Document Type

Article

Publication Date

11-13-2012

Abstract

Just as the firm has long served as the foundational molecule of the U.S. capitalist economy, theories of the firm have for more than a century dominated legal and economic discourse. Ever since Ronald Coase published The Nature of the Firm in 1937 and asked why firms should exist in an efficient market, classicists and neoclassicists have competed to develop theories — predominantly managerialist and contractual — that best explain the structure and behavior of business organizations.

The investment fund, by contrast, has languished at the margins of corporate theory, relegated as simply a minor, if somewhat curious, example of the firm. But as the flow of assets into funds has swollen dramatically in recent years, so too has the relevance of the question whether funds are, in fact, best considered a subspecies of the firm or instead ought to be evaluated as independent phenomena.

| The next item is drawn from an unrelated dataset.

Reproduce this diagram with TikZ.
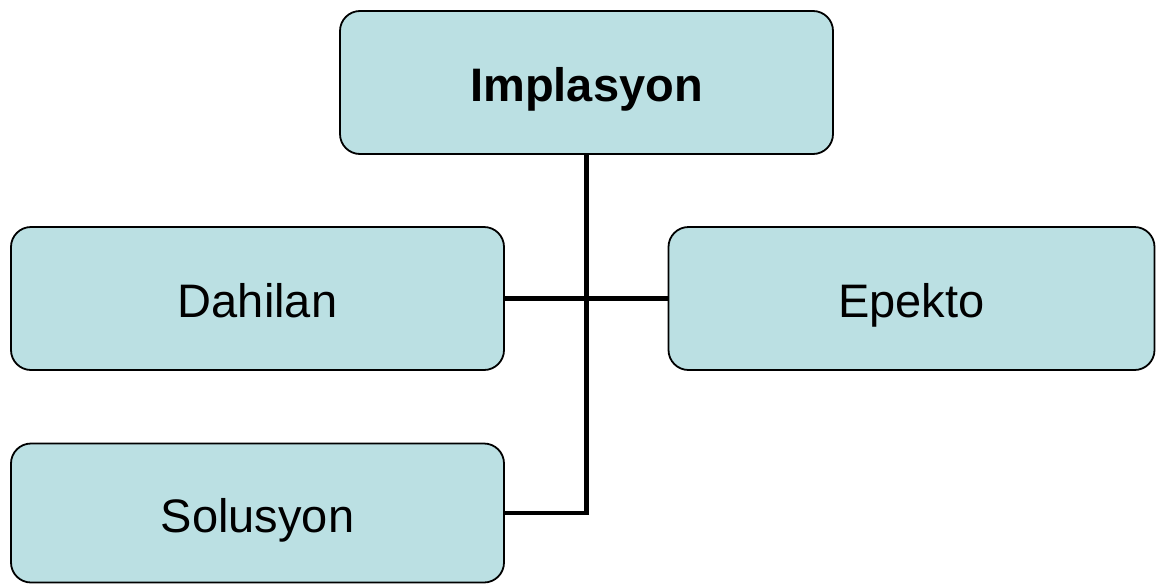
\documentclass[tikz,border=0pt]{standalone}
\usepackage{fontspec}
\setmainfont{Liberation Sans}
\definecolor{boxfill}{HTML}{BBE0E3}
\begin{document}
\begin{tikzpicture}[x=1pt,y=-1pt,
  cbox/.style={draw=black, line width=1.8pt, fill=boxfill, rounded corners=20pt,
    minimum width=493pt, minimum height=143pt, outer sep=0pt, inner sep=0pt,
    text height=38pt, text depth=0pt,
    font=\fontsize{47}{56}\selectfont},
  conn/.style={line width=4.5pt, draw=black}]
\useasboundingbox (0,0) rectangle (1156,584);
\node[cbox, font=\bfseries\fontsize{47}{56}\selectfont] (top) at (586.5,82.5) {Implasyon};
\node[cbox] (dah) at (257.5,298.5) {Dahilan};
\node[cbox, minimum width=486pt] (epe) at (911.5,298.5) {Epekto};
\node[cbox, minimum height=139pt] (sol) at (257.5,513) {Solusyon};
\draw[conn] (dah.east) -- (epe.west);
\draw[conn] (top.south) |- (sol.east);
\end{tikzpicture}
\end{document}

Part II of this Article discusses the shortcomings of the recent ruling in Janus Capital Group v. First Derivative Traders, taking particular exception with the remarkable formalism of the majority’s reasoning, which appears to ignore or misapprehend the actual operations of mutual funds. If operating companies follow the lead of investment funds and use Janus as a model for immunity against securities litigation, deterrence of financial fraud is likely to drop substantially. Part III considers the potentially deleterious implications of the Court’s fund jurisprudence and predicts that substantial mischief will flow from the decision should its lessons be taken advantage of in other sectors of the economy. Part IV considers the theoretical lens — the theory of the fund — that justices of the Supreme Court appear to use to examine investment funds, and it identifies mistaken assumptions and problems with that lens and its use in the pair of recent rulings in Janus and Jones v. Harris. This Article considers whether alternative theories of the firm might inform a more useful theory of the fund for both the judicial and legislative branches in the future.